++++ DATA SHOWN

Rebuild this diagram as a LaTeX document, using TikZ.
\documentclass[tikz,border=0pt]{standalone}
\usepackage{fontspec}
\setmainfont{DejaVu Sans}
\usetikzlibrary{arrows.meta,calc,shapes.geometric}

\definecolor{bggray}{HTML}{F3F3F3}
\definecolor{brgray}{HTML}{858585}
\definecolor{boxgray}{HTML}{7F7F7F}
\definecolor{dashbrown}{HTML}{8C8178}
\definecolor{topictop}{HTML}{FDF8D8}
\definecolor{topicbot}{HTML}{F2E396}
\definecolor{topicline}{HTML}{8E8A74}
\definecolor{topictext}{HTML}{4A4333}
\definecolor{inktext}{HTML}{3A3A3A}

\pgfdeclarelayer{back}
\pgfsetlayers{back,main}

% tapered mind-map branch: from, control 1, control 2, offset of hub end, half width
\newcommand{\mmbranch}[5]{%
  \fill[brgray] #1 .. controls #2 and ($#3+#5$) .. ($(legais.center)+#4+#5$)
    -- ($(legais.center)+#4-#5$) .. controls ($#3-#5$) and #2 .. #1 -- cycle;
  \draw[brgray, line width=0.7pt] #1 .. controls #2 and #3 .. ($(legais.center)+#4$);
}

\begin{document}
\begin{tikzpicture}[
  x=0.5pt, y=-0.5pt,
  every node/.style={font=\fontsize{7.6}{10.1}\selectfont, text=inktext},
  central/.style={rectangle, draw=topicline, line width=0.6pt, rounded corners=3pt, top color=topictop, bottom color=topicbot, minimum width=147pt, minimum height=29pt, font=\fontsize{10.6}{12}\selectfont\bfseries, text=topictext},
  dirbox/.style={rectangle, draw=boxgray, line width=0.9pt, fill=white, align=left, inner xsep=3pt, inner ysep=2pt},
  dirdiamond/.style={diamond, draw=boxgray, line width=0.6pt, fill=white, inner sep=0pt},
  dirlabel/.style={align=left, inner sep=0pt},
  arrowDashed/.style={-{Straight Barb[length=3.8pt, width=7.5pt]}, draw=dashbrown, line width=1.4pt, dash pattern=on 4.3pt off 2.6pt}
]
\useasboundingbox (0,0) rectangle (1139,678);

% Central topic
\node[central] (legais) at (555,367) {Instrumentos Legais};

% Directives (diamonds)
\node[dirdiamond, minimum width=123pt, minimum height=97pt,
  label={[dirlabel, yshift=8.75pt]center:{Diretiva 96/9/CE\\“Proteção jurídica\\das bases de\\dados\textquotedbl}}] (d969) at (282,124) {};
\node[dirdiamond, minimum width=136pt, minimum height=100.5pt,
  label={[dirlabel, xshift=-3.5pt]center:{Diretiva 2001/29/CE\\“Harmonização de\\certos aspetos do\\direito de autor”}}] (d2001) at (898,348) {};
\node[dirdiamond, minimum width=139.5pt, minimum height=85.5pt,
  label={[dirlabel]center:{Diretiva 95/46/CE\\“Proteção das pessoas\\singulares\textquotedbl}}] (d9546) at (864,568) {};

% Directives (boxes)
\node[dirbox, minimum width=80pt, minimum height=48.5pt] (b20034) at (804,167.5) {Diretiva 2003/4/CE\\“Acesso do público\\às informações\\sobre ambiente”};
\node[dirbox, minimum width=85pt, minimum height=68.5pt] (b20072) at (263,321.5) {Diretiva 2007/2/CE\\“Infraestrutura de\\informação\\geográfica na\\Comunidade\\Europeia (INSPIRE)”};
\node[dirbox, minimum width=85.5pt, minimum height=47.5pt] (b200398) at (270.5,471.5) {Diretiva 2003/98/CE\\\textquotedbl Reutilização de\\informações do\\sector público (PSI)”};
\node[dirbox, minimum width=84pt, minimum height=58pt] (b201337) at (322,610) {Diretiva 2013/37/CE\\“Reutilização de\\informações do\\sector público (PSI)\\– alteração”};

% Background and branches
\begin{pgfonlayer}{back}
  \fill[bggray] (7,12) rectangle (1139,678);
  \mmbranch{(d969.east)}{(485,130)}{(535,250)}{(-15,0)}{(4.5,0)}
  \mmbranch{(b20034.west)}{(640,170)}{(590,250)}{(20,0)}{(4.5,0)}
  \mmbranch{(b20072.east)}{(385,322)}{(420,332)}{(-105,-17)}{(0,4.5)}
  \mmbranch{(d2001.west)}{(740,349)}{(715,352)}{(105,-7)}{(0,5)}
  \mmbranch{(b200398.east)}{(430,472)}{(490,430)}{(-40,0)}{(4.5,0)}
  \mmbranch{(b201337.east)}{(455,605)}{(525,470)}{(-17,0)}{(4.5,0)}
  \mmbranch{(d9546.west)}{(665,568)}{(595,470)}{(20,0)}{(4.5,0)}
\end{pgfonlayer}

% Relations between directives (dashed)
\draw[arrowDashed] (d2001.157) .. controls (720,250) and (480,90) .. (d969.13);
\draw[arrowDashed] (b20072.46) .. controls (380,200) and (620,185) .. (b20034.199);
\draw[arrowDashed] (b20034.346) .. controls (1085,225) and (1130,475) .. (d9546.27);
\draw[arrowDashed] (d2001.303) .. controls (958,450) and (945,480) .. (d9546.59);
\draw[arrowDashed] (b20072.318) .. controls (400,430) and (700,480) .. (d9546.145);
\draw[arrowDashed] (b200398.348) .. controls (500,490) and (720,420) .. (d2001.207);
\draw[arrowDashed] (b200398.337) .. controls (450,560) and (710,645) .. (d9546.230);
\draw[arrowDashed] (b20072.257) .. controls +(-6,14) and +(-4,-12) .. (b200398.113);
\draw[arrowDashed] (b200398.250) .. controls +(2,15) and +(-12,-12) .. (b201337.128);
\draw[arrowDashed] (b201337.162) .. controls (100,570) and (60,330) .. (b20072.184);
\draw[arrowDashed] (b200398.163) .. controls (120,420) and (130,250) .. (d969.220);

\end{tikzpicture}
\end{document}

++++++++

TASK INSTRUCTIONS: Retype the material in full. Each word must match.

RESULT FOR THIS EXERCISE:
Rebuild this diagram as a LaTeX document, using TikZ.
\documentclass[tikz,border=0pt]{standalone}
\usepackage{fontspec}
\setmainfont{DejaVu Sans}
\usetikzlibrary{arrows.meta,calc,shapes.geometric}

\definecolor{bggray}{HTML}{F3F3F3}
\definecolor{brgray}{HTML}{858585}
\definecolor{boxgray}{HTML}{7F7F7F}
\definecolor{dashbrown}{HTML}{8C8178}
\definecolor{topictop}{HTML}{FDF8D8}
\definecolor{topicbot}{HTML}{F2E396}
\definecolor{topicline}{HTML}{8E8A74}
\definecolor{topictext}{HTML}{4A4333}
\definecolor{inktext}{HTML}{3A3A3A}

\pgfdeclarelayer{back}
\pgfsetlayers{back,main}

% tapered mind-map branch: from, control 1, control 2, offset of hub end, half width
\newcommand{\mmbranch}[5]{%
  \fill[brgray] #1 .. controls #2 and ($#3+#5$) .. ($(legais.center)+#4+#5$)
    -- ($(legais.center)+#4-#5$) .. controls ($#3-#5$) and #2 .. #1 -- cycle;
  \draw[brgray, line width=0.7pt] #1 .. controls #2 and #3 .. ($(legais.center)+#4$);
}

\begin{document}
\begin{tikzpicture}[
  x=0.5pt, y=-0.5pt,
  every node/.style={font=\fontsize{7.6}{10.1}\selectfont, text=inktext},
  central/.style={rectangle, draw=topicline, line width=0.6pt, rounded corners=3pt, top color=topictop, bottom color=topicbot, minimum width=147pt, minimum height=29pt, font=\fontsize{10.6}{12}\selectfont\bfseries, text=topictext},
  dirbox/.style={rectangle, draw=boxgray, line width=0.9pt, fill=white, align=left, inner xsep=3pt, inner ysep=2pt},
  dirdiamond/.style={diamond, draw=boxgray, line width=0.6pt, fill=white, inner sep=0pt},
  dirlabel/.style={align=left, inner sep=0pt},
  arrowDashed/.style={-{Straight Barb[length=3.8pt, width=7.5pt]}, draw=dashbrown, line width=1.4pt, dash pattern=on 4.3pt off 2.6pt}
]
\useasboundingbox (0,0) rectangle (1139,678);

% Central topic
\node[central] (legais) at (555,367) {Instrumentos Legais};

% Directives (diamonds)
\node[dirdiamond, minimum width=123pt, minimum height=97pt,
  label={[dirlabel, yshift=8.75pt]center:{Diretiva 96/9/CE\\“Proteção jurídica\\das bases de\\dados\textquotedbl}}] (d969) at (282,124) {};
\node[dirdiamond, minimum width=136pt, minimum height=100.5pt,
  label={[dirlabel, xshift=-3.5pt]center:{Diretiva 2001/29/CE\\“Harmonização de\\certos aspetos do\\direito de autor”}}] (d2001) at (898,348) {};
\node[dirdiamond, minimum width=139.5pt, minimum height=85.5pt,
  label={[dirlabel]center:{Diretiva 95/46/CE\\“Proteção das pessoas\\singulares\textquotedbl}}] (d9546) at (864,568) {};

% Directives (boxes)
\node[dirbox, minimum width=80pt, minimum height=48.5pt] (b20034) at (804,167.5) {Diretiva 2003/4/CE\\“Acesso do público\\às informações\\sobre ambiente”};
\node[dirbox, minimum width=85pt, minimum height=68.5pt] (b20072) at (263,321.5) {Diretiva 2007/2/CE\\“Infraestrutura de\\informação\\geográfica na\\Comunidade\\Europeia (INSPIRE)”};
\node[dirbox, minimum width=85.5pt, minimum height=47.5pt] (b200398) at (270.5,471.5) {Diretiva 2003/98/CE\\\textquotedbl Reutilização de\\informações do\\sector público (PSI)”};
\node[dirbox, minimum width=84pt, minimum height=58pt] (b201337) at (322,610) {Diretiva 2013/37/CE\\“Reutilização de\\informações do\\sector público (PSI)\\– alteração”};

% Background and branches
\begin{pgfonlayer}{back}
  \fill[bggray] (7,12) rectangle (1139,678);
  \mmbranch{(d969.east)}{(485,130)}{(535,250)}{(-15,0)}{(4.5,0)}
  \mmbranch{(b20034.west)}{(640,170)}{(590,250)}{(20,0)}{(4.5,0)}
  \mmbranch{(b20072.east)}{(385,322)}{(420,332)}{(-105,-17)}{(0,4.5)}
  \mmbranch{(d2001.west)}{(740,349)}{(715,352)}{(105,-7)}{(0,5)}
  \mmbranch{(b200398.east)}{(430,472)}{(490,430)}{(-40,0)}{(4.5,0)}
  \mmbranch{(b201337.east)}{(455,605)}{(525,470)}{(-17,0)}{(4.5,0)}
  \mmbranch{(d9546.west)}{(665,568)}{(595,470)}{(20,0)}{(4.5,0)}
\end{pgfonlayer}

% Relations between directives (dashed)
\draw[arrowDashed] (d2001.157) .. controls (720,250) and (480,90) .. (d969.13);
\draw[arrowDashed] (b20072.46) .. controls (380,200) and (620,185) .. (b20034.199);
\draw[arrowDashed] (b20034.346) .. controls (1085,225) and (1130,475) .. (d9546.27);
\draw[arrowDashed] (d2001.303) .. controls (958,450) and (945,480) .. (d9546.59);
\draw[arrowDashed] (b20072.318) .. controls (400,430) and (700,480) .. (d9546.145);
\draw[arrowDashed] (b200398.348) .. controls (500,490) and (720,420) .. (d2001.207);
\draw[arrowDashed] (b200398.337) .. controls (450,560) and (710,645) .. (d9546.230);
\draw[arrowDashed] (b20072.257) .. controls +(-6,14) and +(-4,-12) .. (b200398.113);
\draw[arrowDashed] (b200398.250) .. controls +(2,15) and +(-12,-12) .. (b201337.128);
\draw[arrowDashed] (b201337.162) .. controls (100,570) and (60,330) .. (b20072.184);
\draw[arrowDashed] (b200398.163) .. controls (120,420) and (130,250) .. (d969.220);

\end{tikzpicture}
\end{document}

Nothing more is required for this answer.